**Direction**
Leave out the pictures, and return only the lines running from the one that contains "Rebuild this chart" to the one that contains "const yTicks = [0, 20, 40, 60, 80, 100, 120];", both included, exactly as they appear.

Entries with chart source code
■ ■ ■ ■ ■

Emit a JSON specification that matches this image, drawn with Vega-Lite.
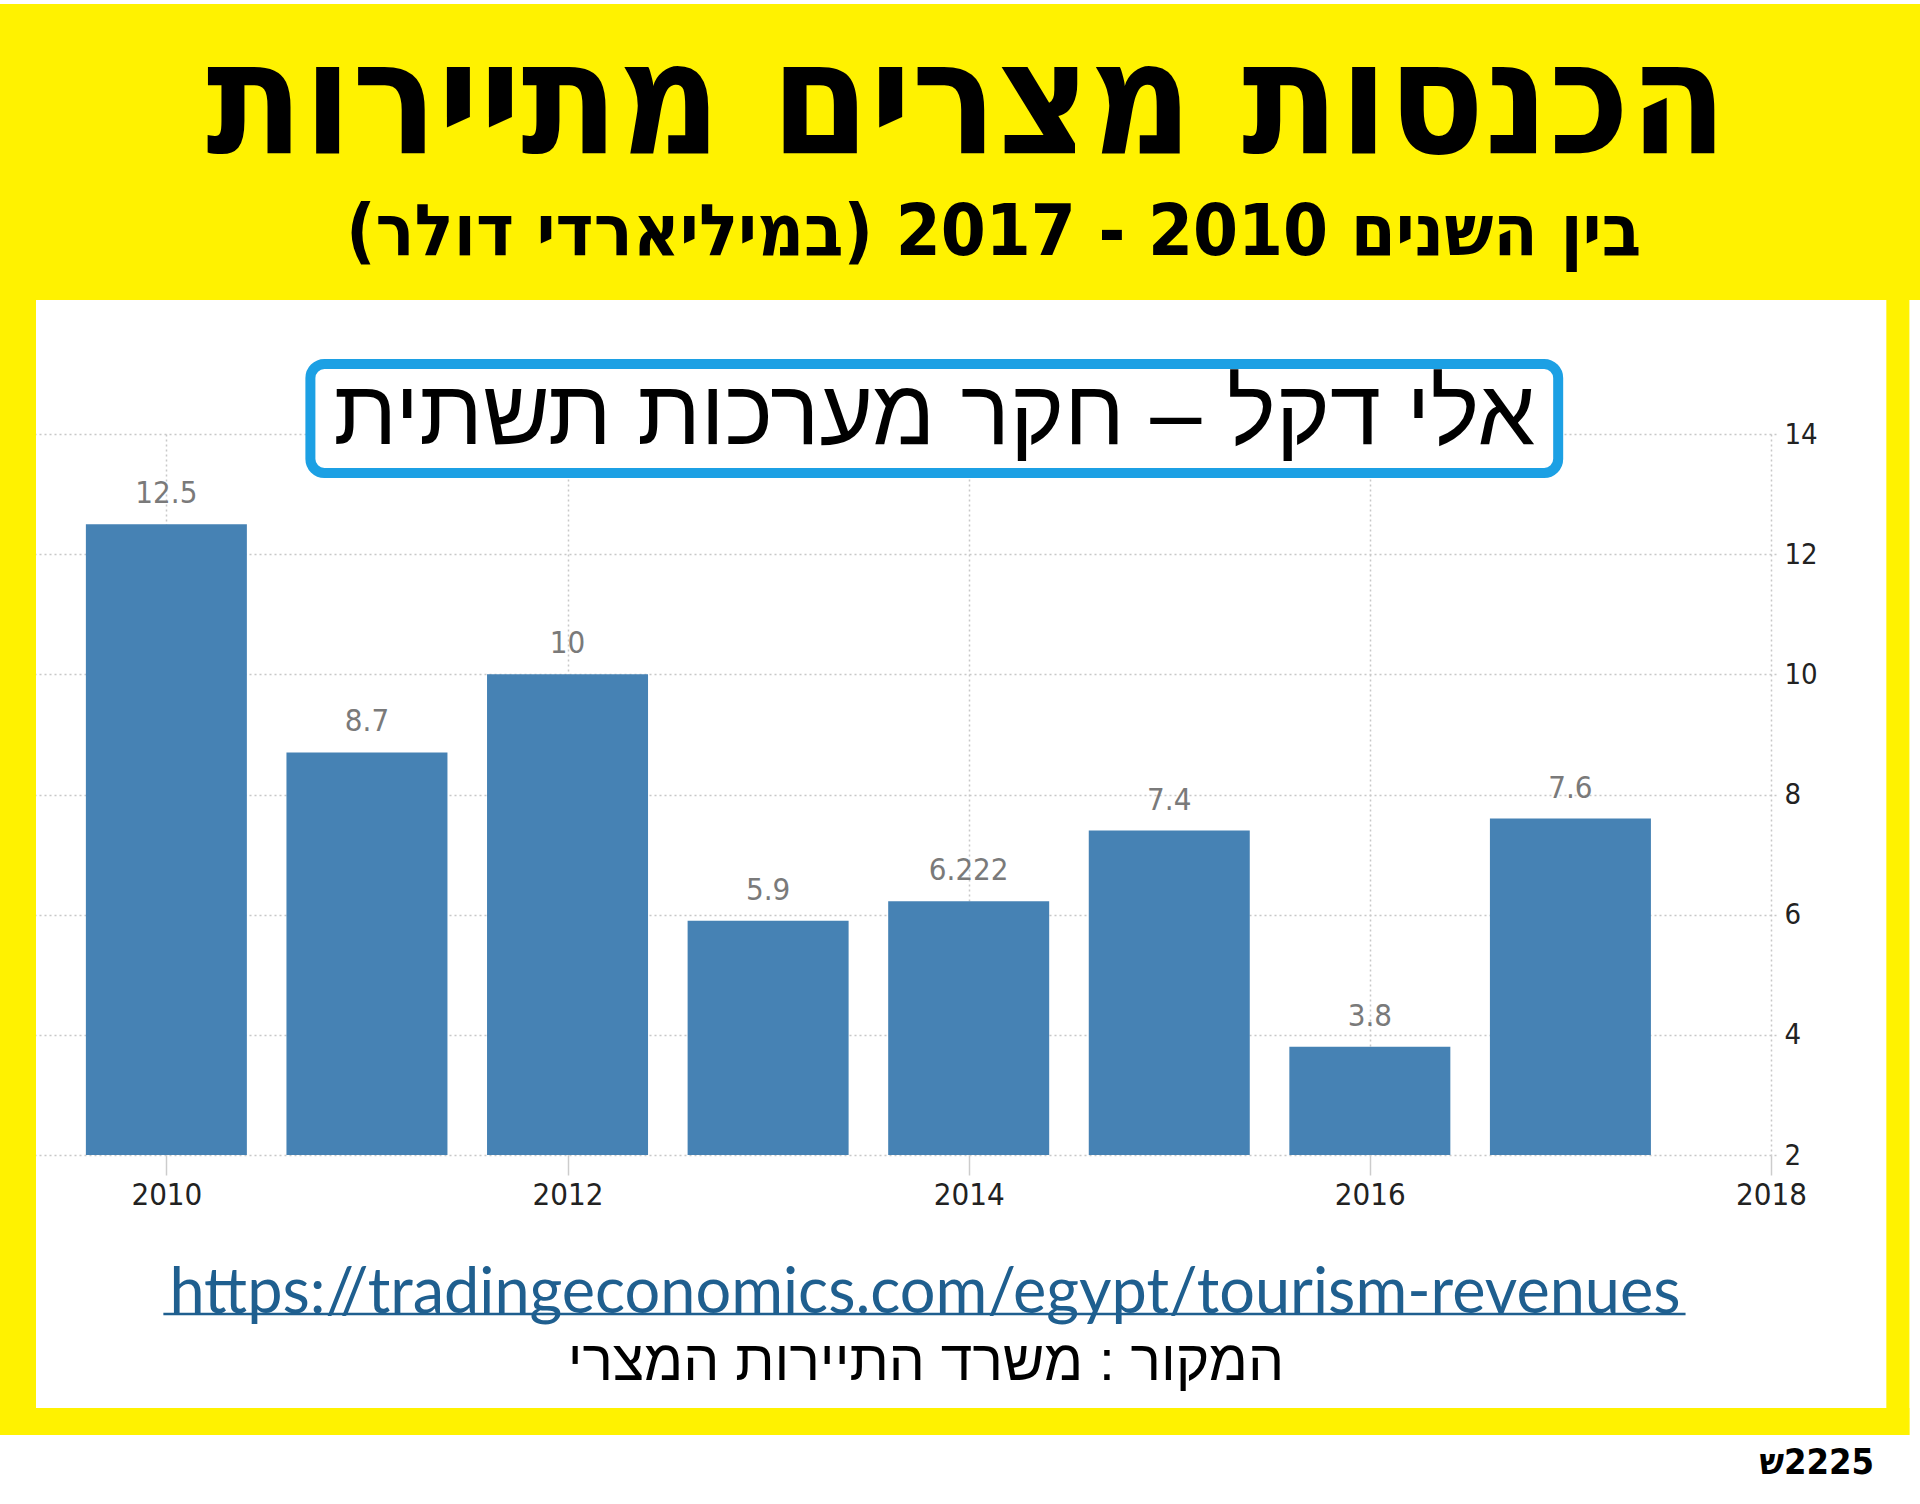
{
  "$schema": "https://vega.github.io/schema/vega-lite/v6.json",
  "width": 1745,
  "height": 721,
  "autosize": {"type": "none"},
  "padding": {"left": 31, "top": 434, "right": 144, "bottom": 349},
  "background": "white",
  "data": {
    "values": [
      {"year": 2010, "revenue": 12.5},
      {"year": 2011, "revenue": 8.7},
      {"year": 2012, "revenue": 10},
      {"year": 2013, "revenue": 5.9},
      {"year": 2014, "revenue": 6.222},
      {"year": 2015, "revenue": 7.4},
      {"year": 2016, "revenue": 3.8},
      {"year": 2017, "revenue": 7.6}
    ]
  },
  "layer": [
    {
      "data": {"values": [{}]},
      "mark": {"type": "rect", "color": "#fff200"},
      "encoding": {
        "x": {"datum": 2005}, "x2": {"datum": 2025},
        "y": {"datum": 21.157}, "y2": {"datum": 16.23}
      }
    },
    {
      "data": {"values": [{}]},
      "mark": {"type": "rect", "color": "#fff200"},
      "encoding": {
        "x": {"datum": 2005}, "x2": {"datum": 2009.35},
        "y": {"datum": 16.23}, "y2": {"datum": -2.661}
      }
    },
    {
      "data": {"values": [{}]},
      "mark": {"type": "rect", "color": "#fff200"},
      "encoding": {
        "x": {"datum": 2018.575}, "x2": {"datum": 2018.69},
        "y": {"datum": 16.23}, "y2": {"datum": -2.661}
      }
    },
    {
      "data": {"values": [{}]},
      "mark": {"type": "rect", "color": "#fff200"},
      "encoding": {
        "x": {"datum": 2005}, "x2": {"datum": 2018.69},
        "y": {"datum": -2.212}, "y2": {"datum": -2.661}
      }
    },
    {
      "mark": {"type": "bar", "width": 161, "color": "#4682b4"},
      "encoding": {
        "x": {
          "field": "year",
          "type": "quantitative",
          "scale": {"domain": [2009.35, 2018], "nice": false, "zero": false},
          "axis": {
            "title": null,
            "values": [2010, 2012, 2014, 2016, 2018],
            "format": "d",
            "domain": false,
            "grid": true,
            "gridColor": "#c8c8c8",
            "gridDash": [2, 3],
            "gridWidth": 1.5,
            "ticks": true,
            "tickColor": "#cccccc",
            "tickSize": 20,
            "tickWidth": 1.5,
            "labelFont": "DejaVu Sans Condensed",
            "labelFontSize": 31,
            "labelColor": "#222222",
            "labelPadding": 5
          }
        },
        "y": {
          "field": "revenue",
          "type": "quantitative",
          "scale": {"domain": [2, 14], "nice": false, "zero": false},
          "axis": {
            "title": null,
            "orient": "right",
            "values": [2, 4, 6, 8, 10, 12, 14],
            "format": "d",
            "domain": false,
            "grid": true,
            "gridColor": "#c8c8c8",
            "gridDash": [2, 3],
            "gridWidth": 1.5,
            "ticks": false,
            "labelFont": "DejaVu Sans Condensed",
            "labelFontSize": 29,
            "labelColor": "#222222",
            "labelPadding": 8
          }
        },
        "y2": {"datum": 2}
      }
    },
    {
      "mark": {
        "type": "text",
        "baseline": "alphabetic",
        "dy": -21,
        "font": "DejaVu Sans Condensed",
        "fontSize": 31,
        "color": "#7a7a7a"
      },
      "encoding": {
        "x": {"field": "year", "type": "quantitative"},
        "y": {"field": "revenue", "type": "quantitative"},
        "text": {"field": "revenue", "type": "nominal"}
      }
    },
    {
      "data": {"values": [{}]},
      "mark": {
        "type": "rect",
        "fill": "white",
        "stroke": "#1ca0e4",
        "strokeWidth": 10,
        "cornerRadius": 14
      },
      "encoding": {
        "x": {"datum": 2010.718}, "x2": {"datum": 2016.939},
        "y": {"datum": 15.165}, "y2": {"datum": 13.351}
      }
    },
    {
      "data": {"values": [{}]},
      "mark": {
        "type": "text",
        "text": "אלי דקל – חקר מערכות תשתית",
        "font": "Liberation Sans",
        "fontSize": 92,
        "color": "black",
        "baseline": "middle"
      },
      "encoding": {"x": {"datum": 2013.829}, "y": {"datum": 14.3}}
    },
    {
      "data": {"values": [{}]},
      "mark": {
        "type": "text",
        "text": "הכנסות מצרים מתיירות",
        "font": "DejaVu Sans Condensed",
        "fontWeight": "bold",
        "fontSize": 158,
        "color": "black",
        "baseline": "middle"
      },
      "encoding": {"x": {"datum": 2013.99}, "y": {"datum": 19.459}}
    },
    {
      "data": {"values": [{}]},
      "mark": {
        "type": "text",
        "text": "בין השנים 2010 - 2017 (במיליארדי דולר)",
        "font": "DejaVu Sans Condensed",
        "fontWeight": "bold",
        "fontSize": 72,
        "color": "black",
        "baseline": "middle"
      },
      "encoding": {"x": {"datum": 2014.124}, "y": {"datum": 17.346}}
    },
    {
      "data": {"values": [{}]},
      "mark": {
        "type": "text",
        "text": "https://tradingeconomics.com/egypt/tourism-revenues",
        "font": "Lato",
        "fontSize": 63,
        "color": "#1f5f8f",
        "baseline": "middle"
      },
      "encoding": {"x": {"datum": 2013.782}, "y": {"datum": -0.314}}
    },
    {
      "data": {"values": [{}]},
      "mark": {"type": "rule", "color": "#1f5f8f", "strokeWidth": 2.5},
      "encoding": {
        "x": {"datum": 2009.985}, "x2": {"datum": 2017.574},
        "y": {"datum": -0.647}
      }
    },
    {
      "data": {"values": [{}]},
      "mark": {
        "type": "text",
        "text": "המקור : משרד התיירות המצרי",
        "font": "Liberation Sans",
        "fontSize": 57,
        "color": "black",
        "baseline": "middle"
      },
      "encoding": {"x": {"datum": 2013.787}, "y": {"datum": -1.463}}
    },
    {
      "data": {"values": [{}]},
      "mark": {
        "type": "text",
        "text": "ש‎2225",
        "font": "DejaVu Sans Condensed",
        "fontWeight": "bold",
        "fontSize": 36,
        "color": "black",
        "baseline": "middle"
      },
      "encoding": {"x": {"datum": 2018.228}, "y": {"datum": -3.127}}
    }
  ],
  "config": {"view": {"stroke": null}}
}
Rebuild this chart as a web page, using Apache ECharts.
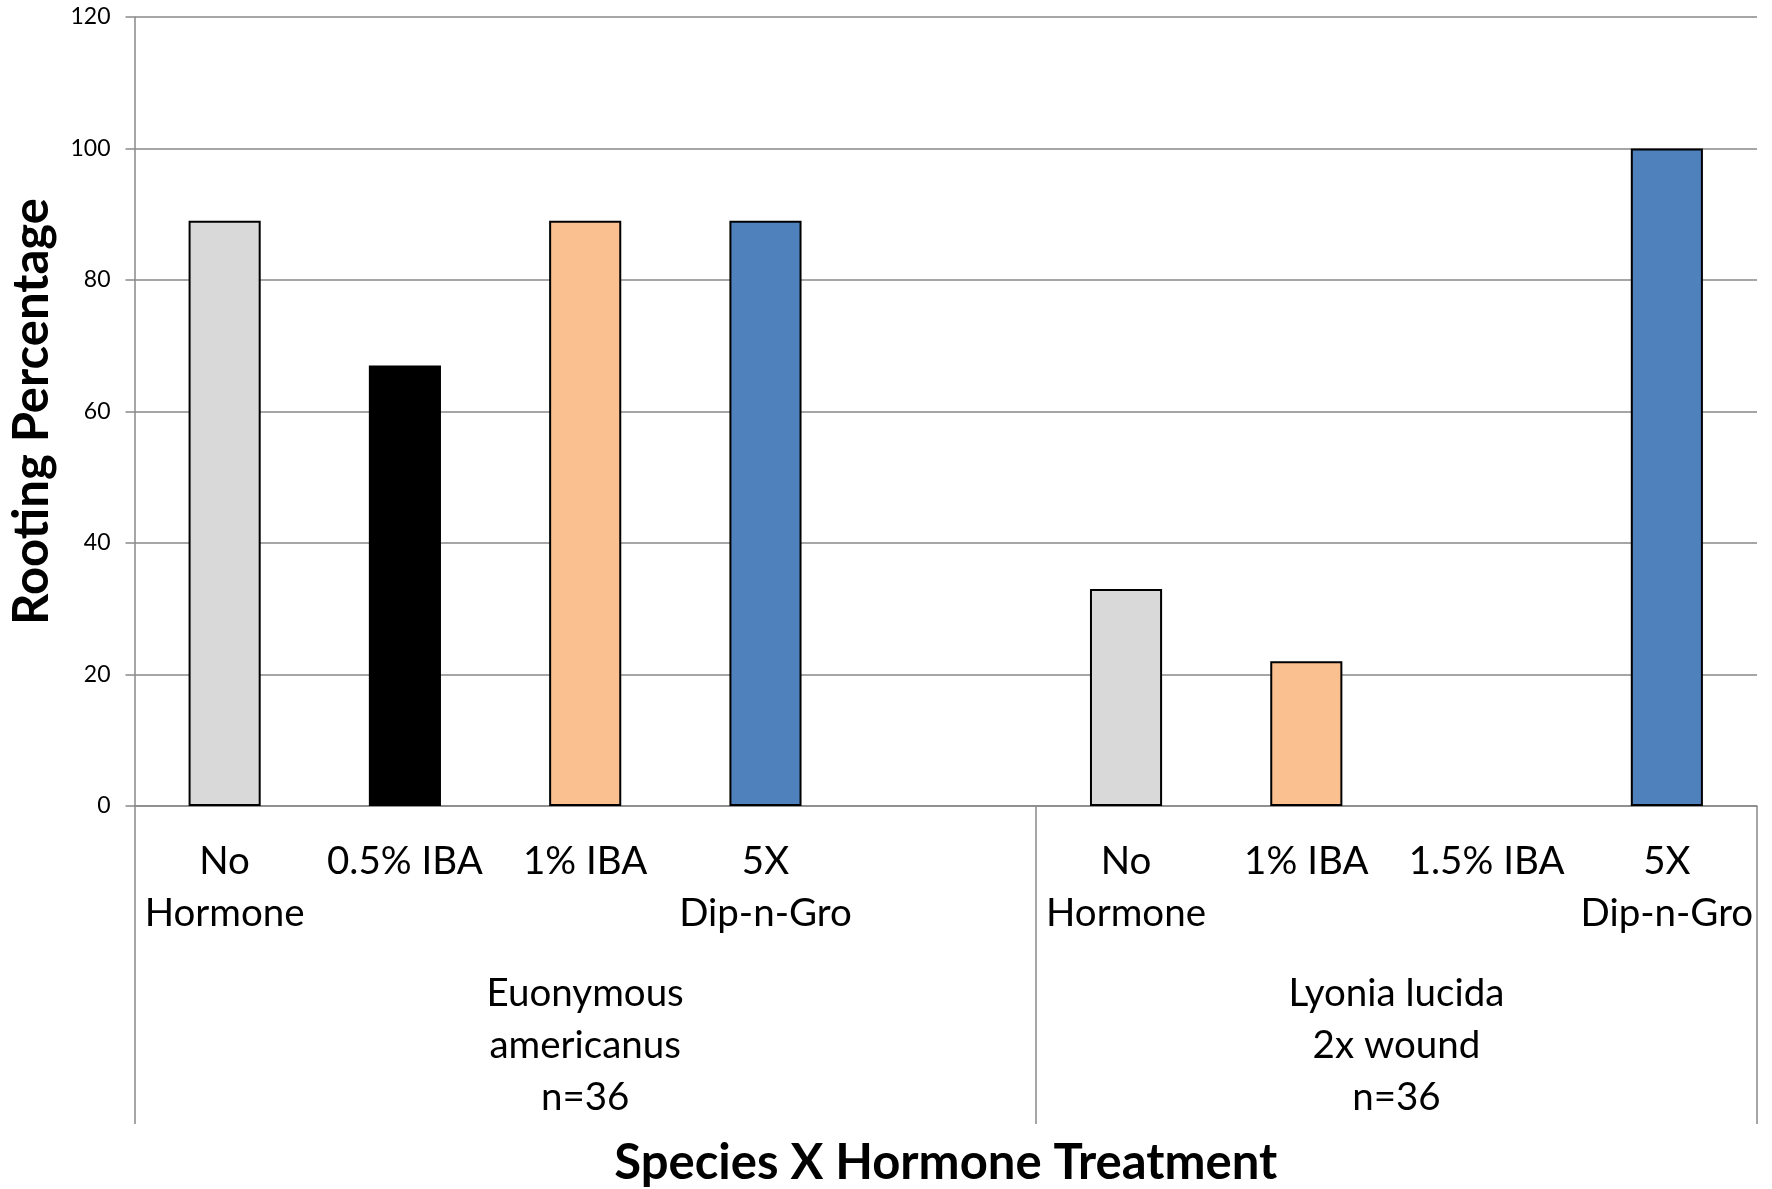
<!DOCTYPE html>
<html>
<head>
<meta charset="utf-8">
<title>Rooting Percentage by Species and Hormone Treatment</title>
<script src="https://cdn.jsdelivr.net/npm/echarts@6/dist/echarts.min.js"></script>
<style>
  html, body { margin: 0; padding: 0; background: #ffffff; }
  #chart { width: 1772px; height: 1189px; }
</style>
</head>
<body>
<div id="chart"></div>
<script>
// Treatment slots along the x axis (blank slot separates the two species)
const treatments = ["No\nHormone", "0.5% IBA", "1% IBA", "5X\nDip-n-Gro", "",
                    "No\nHormone", "1% IBA", "1.5% IBA", "5X\nDip-n-Gro"];
// Rooting percentage per slot
const rooting = [89, 67, 89, 89, null, 33, 22, 0, 100];
// Species groups and the number of slots each spans
const speciesNames = ["Euonymous\namericanus\nn=36", "Lyonia lucida\n2x wound\nn=36"];
const speciesSlots = [5, 4];
// y-axis ticks
const yTicks = [0, 20, 40, 60, 80, 100, 120];

const treatmentColors = {
  "No\nHormone": "#D9D9D9",
  "0.5% IBA": "#000000",
  "1% IBA": "#FAC090",
  "1.5% IBA": "#8064A2",
  "5X\nDip-n-Gro": "#4F81BD"
};

// Group boundaries and centres in slot units
const bounds = [0];
speciesSlots.forEach(n => bounds.push(bounds[bounds.length - 1] + n));
const centres = speciesSlots.map((n, i) => bounds[i] + n / 2);

const FONT = "Lato, 'Open Sans', sans-serif";
const GRAY = "#898989";

const chart = echarts.init(document.getElementById("chart"), null, { renderer: "canvas" });

chart.setOption({
  backgroundColor: "#ffffff",
  animation: false,
  grid: {
    left: 134.5, right: 15, top: 17, bottom: 383,
    containLabel: false, outerBoundsMode: "none"
  },
  xAxis: [
    {
      type: "category",
      data: treatments,
      position: "bottom",
      axisLine: { show: true, lineStyle: { color: GRAY, width: 1.5 } },
      axisTick: { show: false },
      axisLabel: {
        interval: 0, margin: 30, color: "#000", fontFamily: FONT,
        fontSize: 38.5, lineHeight: 52
      },
      name: "Species X Hormone Treatment",
      nameLocation: "middle",
      nameGap: 333,
      nameTextStyle: { fontFamily: FONT, fontWeight: "bold", fontSize: 49, color: "#000" }
    },
    {
      type: "value",
      min: 0,
      max: bounds[bounds.length - 1],
      position: "bottom",
      axisLine: { show: false },
      splitLine: { show: false },
      axisTick: {
        show: true, customValues: bounds, length: 318, inside: false,
        lineStyle: { color: GRAY, width: 1.5 }
      },
      axisLabel: {
        customValues: centres, margin: 162, color: "#000", fontFamily: FONT,
        fontSize: 38.5, lineHeight: 52,
        formatter: v => {
          const i = centres.indexOf(v);
          return i >= 0 ? speciesNames[i] : "";
        }
      }
    }
  ],
  yAxis: {
    type: "value",
    min: yTicks[0],
    max: yTicks[yTicks.length - 1],
    interval: yTicks[1] - yTicks[0],
    axisLine: { show: true, lineStyle: { color: GRAY, width: 1.5 } },
    axisTick: { show: true, length: 9, lineStyle: { color: GRAY, width: 1.5 } },
    axisLabel: { margin: 24, color: "#000", fontFamily: FONT, fontSize: 23 },
    splitLine: { show: true, lineStyle: { color: GRAY, width: 1.5 } },
    name: "Rooting Percentage",
    nameLocation: "middle",
    nameGap: 78,
    nameTextStyle: { fontFamily: FONT, fontWeight: "bold", fontSize: 49, color: "#000" }
  },
  series: [
    {
      type: "bar",
      xAxisIndex: 0,
      barWidth: "40%",
      data: rooting.map((v, i) => ({
        value: v,
        itemStyle: {
          color: treatmentColors[treatments[i]] || "#ffffff",
          borderColor: "#000000",
          borderWidth: v ? 2 : 0
        }
      }))
    }
  ]
});
</script>
</body>
</html>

■ ■ ■ ■ ■

**Response to this task**
Rebuild this chart as a web page, using Apache ECharts.
<!DOCTYPE html>
<html>
<head>
<meta charset="utf-8">
<title>Rooting Percentage by Species and Hormone Treatment</title>
<script src="https://cdn.jsdelivr.net/npm/echarts@6/dist/echarts.min.js"></script>
<style>
  html, body { margin: 0; padding: 0; background: #ffffff; }
  #chart { width: 1772px; height: 1189px; }
</style>
</head>
<body>
<div id="chart"></div>
<script>
// Treatment slots along the x axis (blank slot separates the two species)
const treatments = ["No\nHormone", "0.5% IBA", "1% IBA", "5X\nDip-n-Gro", "",
                    "No\nHormone", "1% IBA", "1.5% IBA", "5X\nDip-n-Gro"];
// Rooting percentage per slot
const rooting = [89, 67, 89, 89, null, 33, 22, 0, 100];
// Species groups and the number of slots each spans
const speciesNames = ["Euonymous\namericanus\nn=36", "Lyonia lucida\n2x wound\nn=36"];
const speciesSlots = [5, 4];
// y-axis ticks
const yTicks = [0, 20, 40, 60, 80, 100, 120];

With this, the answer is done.